Fifteenth Sunday of Year “C”
Enough Love to Heal the World
The opposite of love is not hate.
It’s apathy, and it means we go through life: –
- ignoring a need,
- not caring, and
- doing nothing,
when there is something we could do to relieve suffering.
In this Sunday’s Gospel reading, Jesus gives us the Parable of the Good Samaritan to explain that if we love God – with our whole heart, our whole being, our whole strength, and our whole mind, – we would naturally care about other people. And “other people” means those who are strangers, those whom we’re “not supposed to” like, and even when it costs us something personally.

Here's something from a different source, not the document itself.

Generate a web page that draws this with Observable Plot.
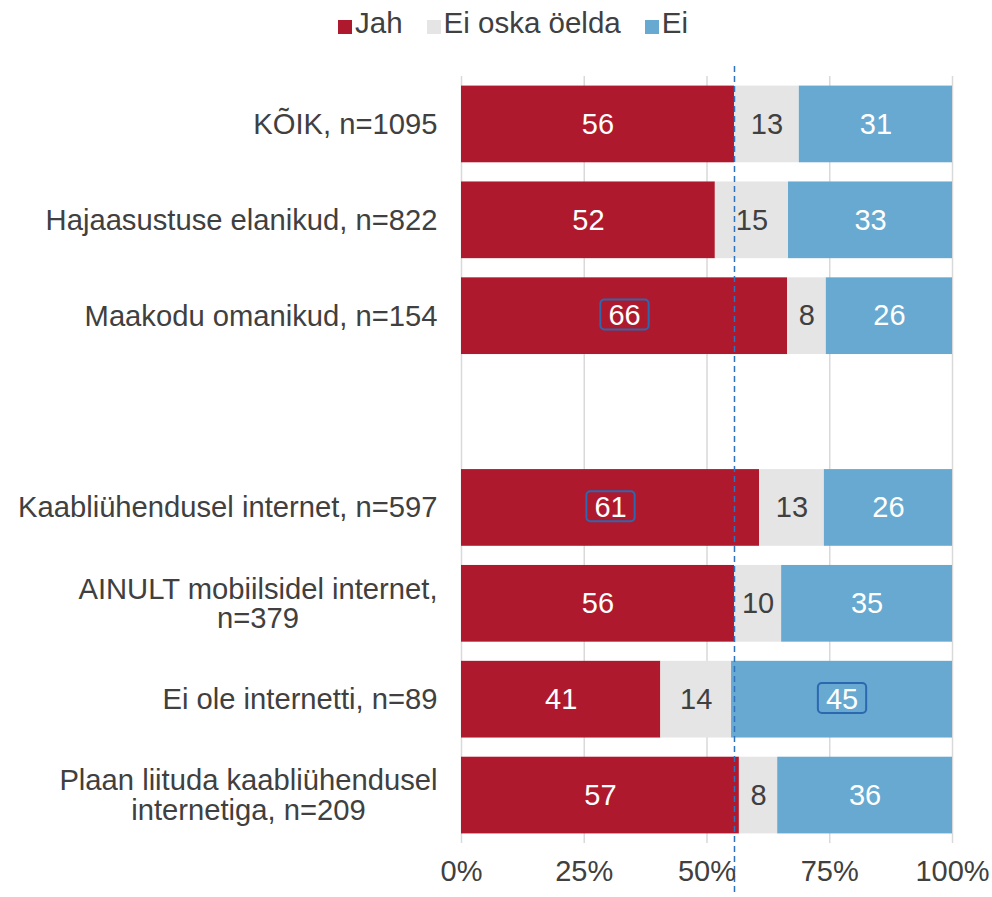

Many of the problems that exist in our world today are allowed to continue because too many of us Christians — we who through Christ have the power to change the world — do not care enough to sacrifice our time and personal agendas to get involved. Much of the suffering that’s endured in our families and workplaces and parishes could be stopped or relieved.
It only needs: –
- enough Christians,
- to love God enough,
- to care about others enough,
to risk the cost of intervening.
How much do you love God?
The answer lies in how much you’re willing to sacrifice for the sake of loving others, which is the definition of love that Jesus taught us – with this parable and with his life.
None of us love God perfectly yet. Purgatory will be a time of painfully regretting our lack of love, while eagerly improving our love for others so we can enter into the fullness of God’s love in heaven. Until then, we have daily opportunities, here and now, to purify our lives less painfully.
Daily we’re given tests to improve how well we love others. Daily, we should ask the Holy Spirit, our teacher, our source of holiness, to help us become more like Christ.
We must ask the Holy Spirit to help us love all others, just as Christ loves them.